While the actors do a good job of being ‘in character’, they nonetheless portray their characters in a shallow one or two dimensional way. The deeper connexions and relationships between characters are less apparent than each character’s individual personality. Especially between Bao-yu and Dai-yu, the tension of their relationship and the friction of their personalities is captured exceedingly well, but none of their spiritual connexion is expressed in the film series. The story is much more shallow because the creators of the film apparently sacrificed symbolism and metaphor and abstract messages in favour of an extreme focus on all the material aspects of the story.
This shallowness is mainly due to the film’s complete omission of the ‘frame’ of the story. Even Bao-yu’s interaction with the Land of Illusion in his initial dream is left out. This is partly because China was so secularised at the time of filming that the audience was not interested in cosmology and philosophy, but also partly because the government was very anti-religion and thus an allegorically themed film series would not have been considered appropriate.

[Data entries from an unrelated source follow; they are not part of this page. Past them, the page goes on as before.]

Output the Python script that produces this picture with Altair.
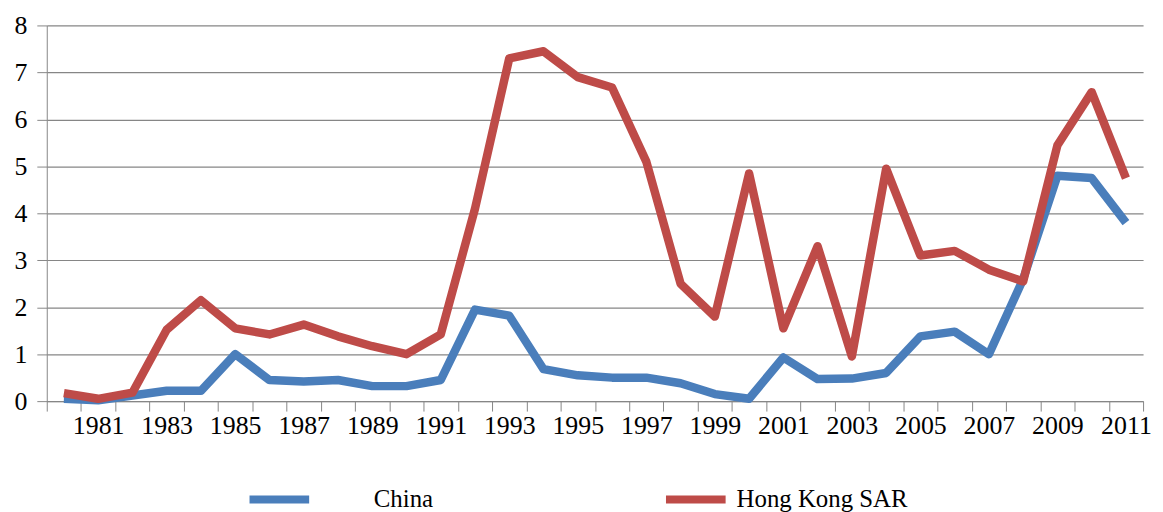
import altair as alt
import pandas as pd

years = [str(y) for y in range(1980, 2012)]
china = [0.05, 0.02, 0.12, 0.22, 0.22, 1.0, 0.45, 0.42, 0.45, 0.32, 0.32, 0.45,
         1.95, 1.82, 0.68, 0.55, 0.5, 0.5, 0.38, 0.15, 0.05, 0.93, 0.47, 0.48,
         0.6, 1.38, 1.48, 1.0, 2.6, 4.8, 4.75, 3.8]
hongkong = [0.17, 0.05, 0.18, 1.52, 2.15, 1.55, 1.42, 1.63, 1.38, 1.17, 1.0, 1.42,
            4.1, 7.3, 7.45, 6.9, 6.68, 5.1, 2.5, 1.8, 4.85, 1.55, 3.3, 0.95,
            4.95, 3.1, 3.2, 2.8, 2.55, 5.45, 6.58, 4.75]
series = ["China", "Hong Kong SAR"]
colors = ["#4a7ebb", "#be4b48"]

font = "Liberation Serif"

x_enc = alt.X("year:O", title=None, bandPosition=0.5,
              scale=alt.Scale(type="band", paddingInner=0, paddingOuter=0),
              axis=alt.Axis(tickBand="extent", labelAngle=0,
                            labelExpr="parseInt(datum.value) % 2 == 1 ? datum.value : ''",
                            tickSize=10, labelPadding=2, labelFontSize=26, labelFont=font,
                            labelColor="black", domainColor="#868686", tickColor="#868686",
                            grid=False, labelOverlap=False))
y_enc = alt.Y("value:Q", title=None,
              scale=alt.Scale(domain=[0, 8], nice=False),
              axis=alt.Axis(values=[0, 1, 2, 3, 4, 5, 6, 7, 8], tickSize=10, labelPadding=10,
                            labelFontSize=26, labelColor="black", labelFont=font,
                            domainColor="#868686", tickColor="#868686",
                            gridColor="#868686", gridWidth=1.2))


def layer(name, vals, color, lx, offset):
    df = pd.DataFrame({"year": years, "value": vals, "series": [name] * len(years)})
    return alt.Chart(df).mark_line(
        strokeWidth=8.5, strokeJoin="round", strokeCap="butt"
    ).encode(
        x=x_enc, y=y_enc,
        color=alt.Color("series:N", scale=alt.Scale(domain=[name], range=[color]),
                        legend=alt.Legend(title=None, orient="none", direction="horizontal",
                                          legendX=lx, legendY=443,
                                          symbolType="stroke", symbolSize=3600,
                                          symbolStrokeWidth=8, labelOffset=offset,
                                          labelFont=font, labelFontSize=25,
                                          labelColor="black", labelLimit=400))
    )


chart = alt.layer(
    layer(series[0], china, colors[0], 200, 61),
    layer(series[1], hongkong, colors[1], 619, 7),
).resolve_scale(color="independent").properties(
    width=1103, height=378,
    autosize=alt.AutoSizeParams(type="none"),
    padding={"left": 39, "top": 16, "right": 12, "bottom": 110}
).configure_view(stroke=None)

chart.save("out.html", embed_options={"renderer": "svg", "actions": False})
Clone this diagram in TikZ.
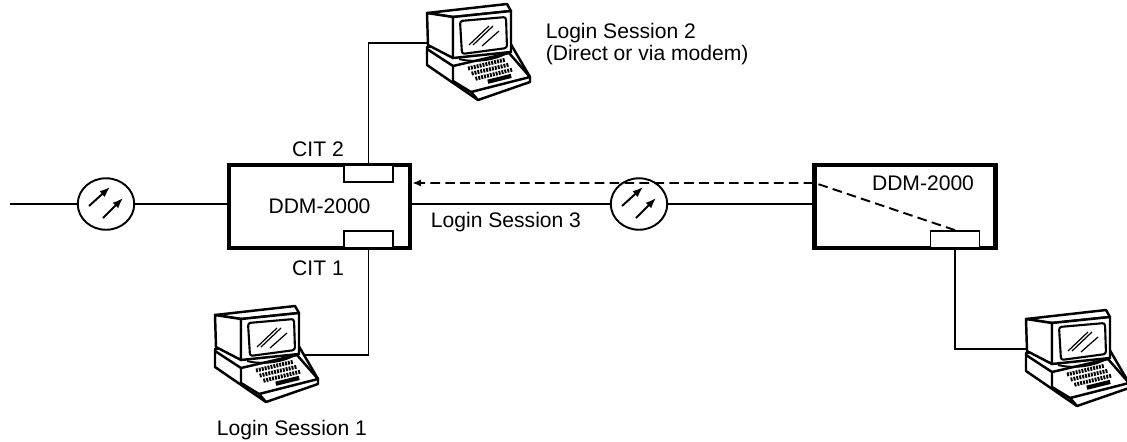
\documentclass[tikz,border=0pt]{standalone}
\usepackage{fontspec}
\setmainfont{Liberation Sans}
\usetikzlibrary{arrows.meta,shapes.geometric}

\tikzset{
  terminal/.pic={
    \begin{scope}[line width=1.4pt, line join=round]
    % base and keyboard
    \draw[fill=white] (2,46) -- (84,40) -- (105,76) -- (105,81) -- (53,99) -- (2,64) -- cycle;
    \draw (2,48) -- (28,65) -- (28,80) -- (46,91);
    \draw (28,65) -- (84,52) -- (105,76) -- (46,91) -- (53,99);
    \foreach \xa/\ya/\xb/\yb in {43/67.5/79.7/58.8, 46.6/72.6/83.8/63.7, 50.4/77.8/87.9/68.5}
      \draw[line width=2.2pt, dash pattern=on 1.1pt off 0.6pt] (\xa,\ya) -- (\xb,\yb);
    \draw[line width=2.4pt] (62.8,80.7) -- (86.2,74.9);
    % monitor
    \draw[fill=white] (2,12) -- (82,3) -- (86,10) -- (28,16) -- cycle;
    \draw[fill=white] (2,12) -- (28,16) -- (28,57) -- (3,44) -- cycle;
    \draw[fill=white] (28,16) -- (86,10) -- (86,51) -- (28,57) -- cycle;
    \draw[line width=1.2pt, rounded corners=1.5pt] (35,20) -- (81,16) -- (82,47) -- (37,53) -- cycle;
    \draw[line width=1.1pt] (34,58) .. controls (50,62) and (70,59) .. (82,52);
    \draw[line width=0.7pt] (44,44) -- (64,25) (48,44) -- (68,25) (57,45) -- (74,30);
    \end{scope}
    \coordinate (-west) at (2,42);
    \coordinate (-east) at (92,52);
  }
}

\begin{document}
\begin{tikzpicture}[x=0.02cm, y=-0.02cm, line width=1.1pt,
    font=\fontsize{12}{12.5}\selectfont,
    ddm/.style={draw, line width=2.4pt, minimum width=3.62cm, minimum height=1.66cm},
    port/.style={draw, fill=white, line width=1pt, minimum width=0.98cm, minimum height=0.34cm, inner sep=0pt},
    regen/.style={ellipse, draw, fill=white, minimum width=1.13cm, minimum height=1.03cm, inner sep=0pt,
      path picture={
        \draw[-{Latex[length=6pt,width=4.5pt]}] ([shift={(-17,2)}]path picture bounding box.center) -- ([shift={(4,-17)}]path picture bounding box.center);
        \draw[-{Latex[length=6pt,width=4.5pt]}] ([shift={(-3,14)}]path picture bounding box.center) -- ([shift={(17,-6)}]path picture bounding box.center);
      }},
    lead/.style={dash pattern=on 5.5pt off 3pt}]
  \useasboundingbox (0,0) rectangle (1127,441);

  \node[ddm] (ddmA) at (319.5,206.5) {DDM-2000};
  \node[ddm] (ddmB) at (905,206.5) {};
  \node (labB) at (923,183) {DDM-2000};
  \node[port] (citB) at (368.5,173.5) {};
  \node[port] (citA) at (368.5,239.5) {};
  \node[port] (citC) at (955,239.5) {};
  \node[regen] (regA) at (106,204) {};
  \node[regen] (regB) at (639,204) {};
  \coordinate (feed) at (10,204);
  \coordinate (dashIn) at (815,183);

  \pic (termB) at (425,1) {terminal};
  \pic (termA) at (213,303) {terminal};
  \pic (termC) at (1024,307) {terminal};

  \draw (feed) -- (regA) -- (regA -| ddmA.west);
  \draw (ddmA.east |- regB) -- (regB) -- (ddmB.west |- regB);
  \draw[lead, -{Latex[length=5pt,width=4pt]}] (citC.north) -- (dashIn) -- (dashIn -| ddmA.east);
  \draw (citB.north) -- (citB.north |- termB-west) -- (termB-west);
  \draw (citA.south) -- (citA.south |- termA-east) -- (termA-east);
  \draw (citC.south) -- (citC.south |- termC-west) -- (termC-west);

  \node (citBlab) at (318,149) {CIT 2};
  \node (citAlab) at (318,268) {CIT 1};
  \node (sess3) at (506,222) {Login Session 3};
  \node[align=left, anchor=west] (sess2) at (539,44) {Login Session 2\\(Direct or via modem)};
  \node (sess1) at (292,430) {Login Session 1};
\end{tikzpicture}
\end{document}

The film series also leaves out the poetry in ways that make the scenes empty and hollow. Instead of reciting a poem as Bao-yu watches her bury flowers, Dai-yu is silent and pensive while a terrible musical score with what could possibly be the poem blares throughout the scene. Things like this would have been overlooked by an audience who just wanted to see how the plot was developing and wanted to see the pretty costumes and garden scenery. Also, things like this would not have bothered an audience who was familiar with the story but had not read the novel.